My little stuffed common sense tells me that much of what I love about Britain is from fiction: it is the England of Agatha Christie or Passage to Pimlico, the London of Michael Bond, Sir Arthur Conan Doyle and P. G. Wodehouse that made me fall in love with the place, its people and its traditions. What Betjeman shows me is that that fantasy is rooted in fiction, that there were places where the vicar served marmalade sandwiches on the church lawn during fetes, where the postman's knock was a cheery thing, where trains might run to remote villages smack-dab on schedule but only once a week. I generally try not to heavily reference or quote Wikipedia ("The Dictionary You Can Scribble In"), but in researching a few things to say about Betjeman in this review I came across this gem of a sentence: "It has been astutely observed that Betjeman's poetry provides the reader with a skeleton key to a long lost past which he will instantly recognize even if he were never there." Spot-on. But not just his poetry, folks; immerse yourself in this warm and friendly book to find the Britain you always loved. Boil up the kettle, pop down the sliced bread, and get ready to settle back with a little slice of England, even if you can't make the journey.

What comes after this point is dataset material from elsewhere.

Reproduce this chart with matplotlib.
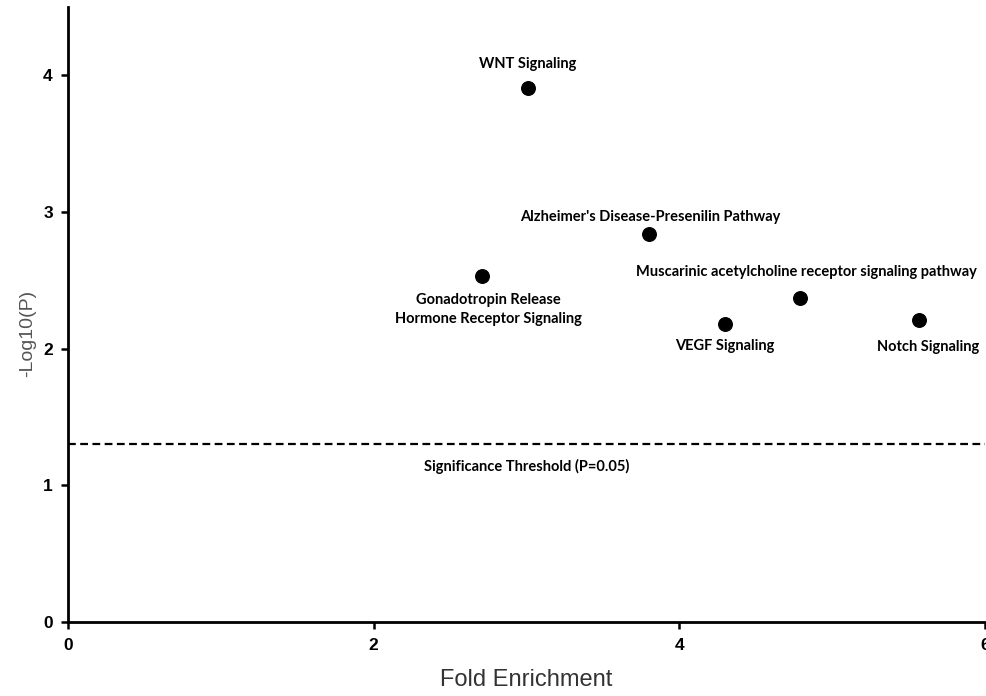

PS: This is my six hundredth post on this blog. Thanks for reading!


Anonymous said...

Six hundred?!! I'm impressed. Yay for you!

It's always entertaining to see british culture through your eyes. It reminds me that we've still got one on days that are full of too much american fluff and not enough Doctor Who and I'm Sorry I haven't a Clue.

SallyP said...

This does sound lovely. I must find it, and read it.

Darn it, fish knives are SO difficult to come by.